Pushpanjali (Sanskrit:पुष्पाञ्जलि, literally folded hands full of flowers) is an offering of flowers to Hindu deities.

Pushpanjali is the offering of flowers to Hindu gods and goddesses. Pushpanjali is the combination of two words, pushpam and anjali. In Sanskrit, pushpam means flower and anjali means offering with folded hands.

== Bharatnatyam ==
Pushpanjali is also an invocatory dance conducted at the beginning of a Bharatnatyam performance. It is the salutation to Lord Nataraja, the Guru, the musicians, and the audience. In this rite, the dancer, either solo or in unison, cups fresh flowers in both hands and offers them in a continuous stream, invoking blessings and auspiciousness before the performance proper begins.
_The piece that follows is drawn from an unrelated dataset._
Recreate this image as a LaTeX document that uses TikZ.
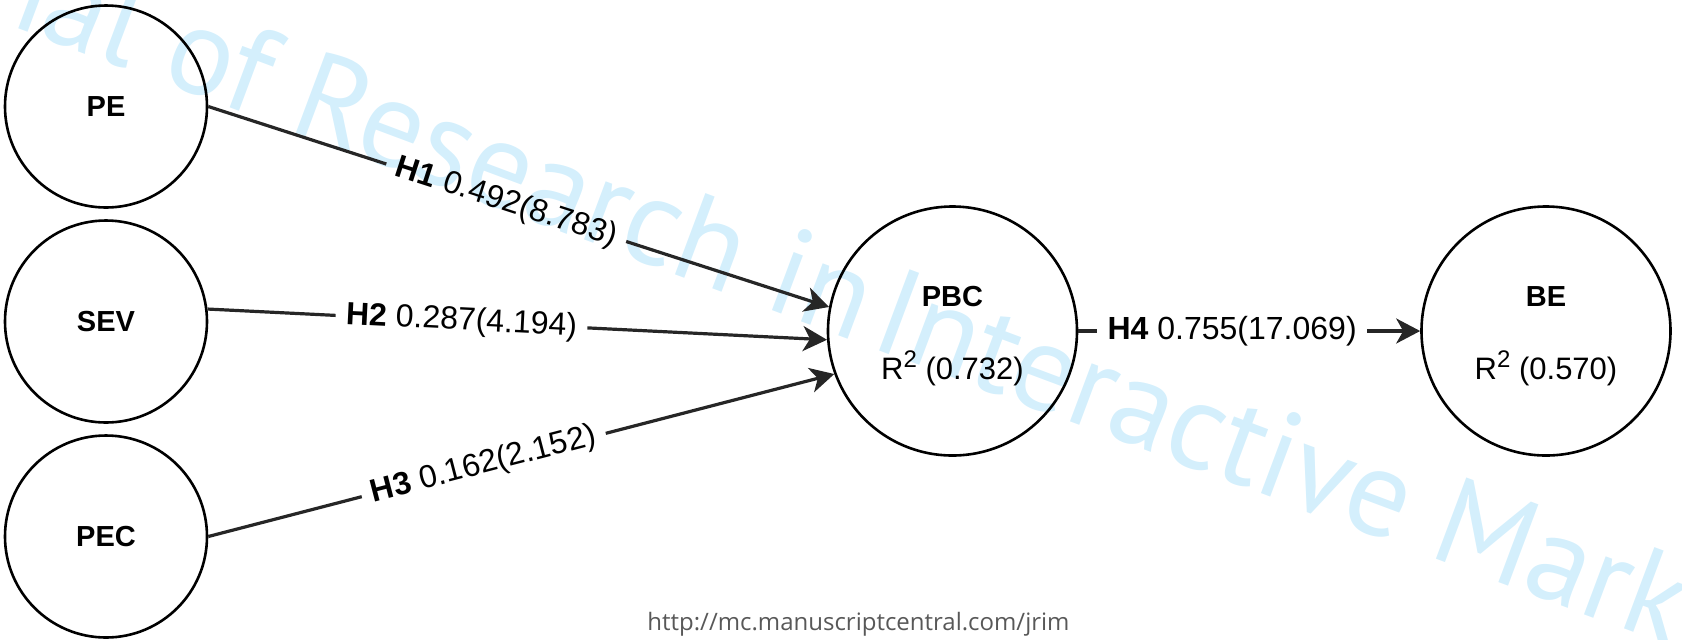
\documentclass[tikz,border=0pt]{standalone}
\usepackage{fontspec}
\setmainfont{Liberation Sans}
\newfontfamily\wmfont{PT Sans}
\newfontfamily\urlfont{Open Sans}
\usetikzlibrary{arrows.meta}
\definecolor{wmblue}{RGB}{212,239,252}
\definecolor{urlgray}{RGB}{88,88,88}
\newcommand{\rsq}[1]{{\fontsize{15.5}{18}\selectfont R\raisebox{6pt}{\fontsize{12}{13}\selectfont 2} (#1)}}

\begin{document}
\begin{tikzpicture}[x=0.5pt,y=-0.5pt]
    \tikzstyle{latent} = [draw,shape=circle,line width=1.3pt,inner sep=0pt,minimum size=101pt,font=\fontsize{14.5}{17}\selectfont\bfseries]
\tikzstyle{outcome} = [latent,minimum size=124.5pt,align=center,font=\fontsize{14.5}{17}\selectfont]
\tikzstyle{link} = [line width=1.6pt,color=black!85]
\tikzstyle{arr} = [-{Stealth[length=12pt,width=12.5pt,inset=3.5pt]}]

\tikzstyle{hyp} = [sloped,inner sep=5pt,font=\fontsize{16}{19}\selectfont]
\tikzstyle{wmark} = [anchor=base west,rotate=-20.5,inner sep=0pt,text=wmblue,font=\wmfont\fontsize{62}{66}\selectfont]

\pgfdeclarelayer{background}
\pgfsetlayers{background,main}

\useasboundingbox (0,0) rectangle (1682,639);

\node[latent] (PE) at (106,106.5) {PE};
\node[latent,below of=PE,node distance=107.5pt] (SEV) {SEV};
\node[latent,below of=SEV,node distance=107.5pt] (PEC) {PEC};
\node[outcome] (PBC) at (952.5,331) {\rule{0pt}{15pt}\textbf{PBC}\\[19.7pt]\rsq{0.732}};
\node[outcome,right of=PBC,node distance=296.75pt] (BE) {\rule{0pt}{15pt}\textbf{BE}\\[19.7pt]\rsq{0.570}};

\path (PE.east) -- (PBC.169) node[hyp,pos=.48] (h1) {\textbf{H1} 0.492(8.783)};
\path (SEV.7) -- (PBC.184) node[hyp,pos=.41] (h2) {\textbf{H2} 0.287(4.194)};
\path (PEC.east) -- (PBC.200) node[hyp,pos=.44] (h3) {\textbf{H3} 0.162(2.152)};
\path (PBC.east) -- (BE.west) node[hyp,pos=.45] (h4) {\textbf{H4} 0.755(17.069)};

\draw[link] (PE.east) -- (h1);
\draw[link,arr] (h1) -- (PBC.169);
\draw[link] (SEV.7) -- (h2);
\draw[link,arr] (h2) -- (PBC.184);
\draw[link] (PEC.east) -- (h3);
\draw[link,arr] (h3) -- (PBC.200);
\draw[link] (PBC.east) -- (h4);
\draw[link,arr] (h4) -- (BE.west);

\begin{pgfonlayer}{background}
\begin{scope}
\clip (0,0) rectangle (1682,639);
\node[wmark] (wm) at (867,346) {\llap{Journal of Research in\hspace{6pt}}Interactive Marketing};
\end{scope}
\end{pgfonlayer}

\node[text=urlgray,font=\urlfont\fontsize{12}{14}\selectfont,anchor=base] (url) at (858.5,630) {http://mc.manuscriptcentral.com/jrim};
\end{tikzpicture}
\end{document}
The dancer holds flowers to offer prayers to the Trinity of Gods, goddesses, ashta dikpalakas, and scholars in dance. By uniting ritual worship with classical technique, Pushpanjali frames the Margam sequence, establishing both spiritual intent and artistic focus at the outset of the recital.

== Etymology ==
The word Pushpanjali comes from Sanskrit: pushpa meaning "flower," and anjali meaning "an offering made by cupping the hands" or "salutation gesture." In this light, Pushpanjali literally translates to "flower-offering," encapsulating both the devotional act of presenting flowers and the ritual gesture of joined palms.

The earliest explicit reference to offering flowers in cupped hands appears in Bharata Muni’s Natyasastra, where the invocatory ceremony at the outset of dance and theatre performances is prescribed to invoke divine blessings and auspiciousness before the artistic display begins.